Supplied data:
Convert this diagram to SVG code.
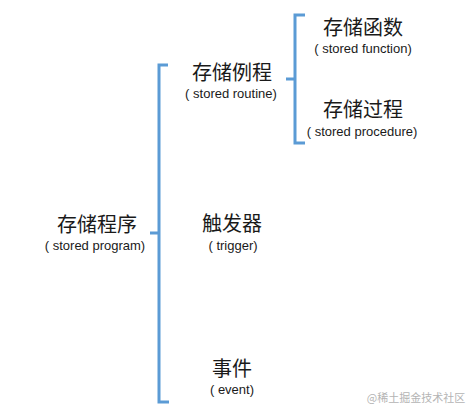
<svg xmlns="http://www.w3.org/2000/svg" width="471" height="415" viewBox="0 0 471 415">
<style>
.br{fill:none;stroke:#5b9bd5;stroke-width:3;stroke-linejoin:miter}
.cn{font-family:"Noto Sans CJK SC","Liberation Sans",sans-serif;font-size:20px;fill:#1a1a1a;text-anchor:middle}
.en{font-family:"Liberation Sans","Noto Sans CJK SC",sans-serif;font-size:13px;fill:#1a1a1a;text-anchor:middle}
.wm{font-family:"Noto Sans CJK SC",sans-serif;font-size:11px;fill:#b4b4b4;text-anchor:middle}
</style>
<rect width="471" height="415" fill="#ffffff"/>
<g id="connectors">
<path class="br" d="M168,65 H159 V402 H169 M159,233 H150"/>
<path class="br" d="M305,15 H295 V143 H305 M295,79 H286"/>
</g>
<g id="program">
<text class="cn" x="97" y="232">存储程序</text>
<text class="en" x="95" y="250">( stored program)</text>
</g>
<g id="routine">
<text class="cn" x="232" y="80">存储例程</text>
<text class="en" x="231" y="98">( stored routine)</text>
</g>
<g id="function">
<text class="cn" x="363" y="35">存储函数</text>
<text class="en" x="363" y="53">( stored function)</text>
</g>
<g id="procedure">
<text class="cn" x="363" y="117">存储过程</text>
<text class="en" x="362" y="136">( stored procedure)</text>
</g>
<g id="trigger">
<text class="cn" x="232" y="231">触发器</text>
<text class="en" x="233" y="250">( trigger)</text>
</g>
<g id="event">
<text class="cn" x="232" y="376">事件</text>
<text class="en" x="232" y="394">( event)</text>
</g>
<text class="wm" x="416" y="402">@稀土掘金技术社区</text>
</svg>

Your objective:
Quote the full listing above word for word; exclude every picture from the copy.

Worked solution:
Convert this diagram to SVG code.
<svg xmlns="http://www.w3.org/2000/svg" width="471" height="415" viewBox="0 0 471 415">
<style>
.br{fill:none;stroke:#5b9bd5;stroke-width:3;stroke-linejoin:miter}
.cn{font-family:"Noto Sans CJK SC","Liberation Sans",sans-serif;font-size:20px;fill:#1a1a1a;text-anchor:middle}
.en{font-family:"Liberation Sans","Noto Sans CJK SC",sans-serif;font-size:13px;fill:#1a1a1a;text-anchor:middle}
.wm{font-family:"Noto Sans CJK SC",sans-serif;font-size:11px;fill:#b4b4b4;text-anchor:middle}
</style>
<rect width="471" height="415" fill="#ffffff"/>
<g id="connectors">
<path class="br" d="M168,65 H159 V402 H169 M159,233 H150"/>
<path class="br" d="M305,15 H295 V143 H305 M295,79 H286"/>
</g>
<g id="program">
<text class="cn" x="97" y="232">存储程序</text>
<text class="en" x="95" y="250">( stored program)</text>
</g>
<g id="routine">
<text class="cn" x="232" y="80">存储例程</text>
<text class="en" x="231" y="98">( stored routine)</text>
</g>
<g id="function">
<text class="cn" x="363" y="35">存储函数</text>
<text class="en" x="363" y="53">( stored function)</text>
</g>
<g id="procedure">
<text class="cn" x="363" y="117">存储过程</text>
<text class="en" x="362" y="136">( stored procedure)</text>
</g>
<g id="trigger">
<text class="cn" x="232" y="231">触发器</text>
<text class="en" x="233" y="250">( trigger)</text>
</g>
<g id="event">
<text class="cn" x="232" y="376">事件</text>
<text class="en" x="232" y="394">( event)</text>
</g>
<text class="wm" x="416" y="402">@稀土掘金技术社区</text>
</svg>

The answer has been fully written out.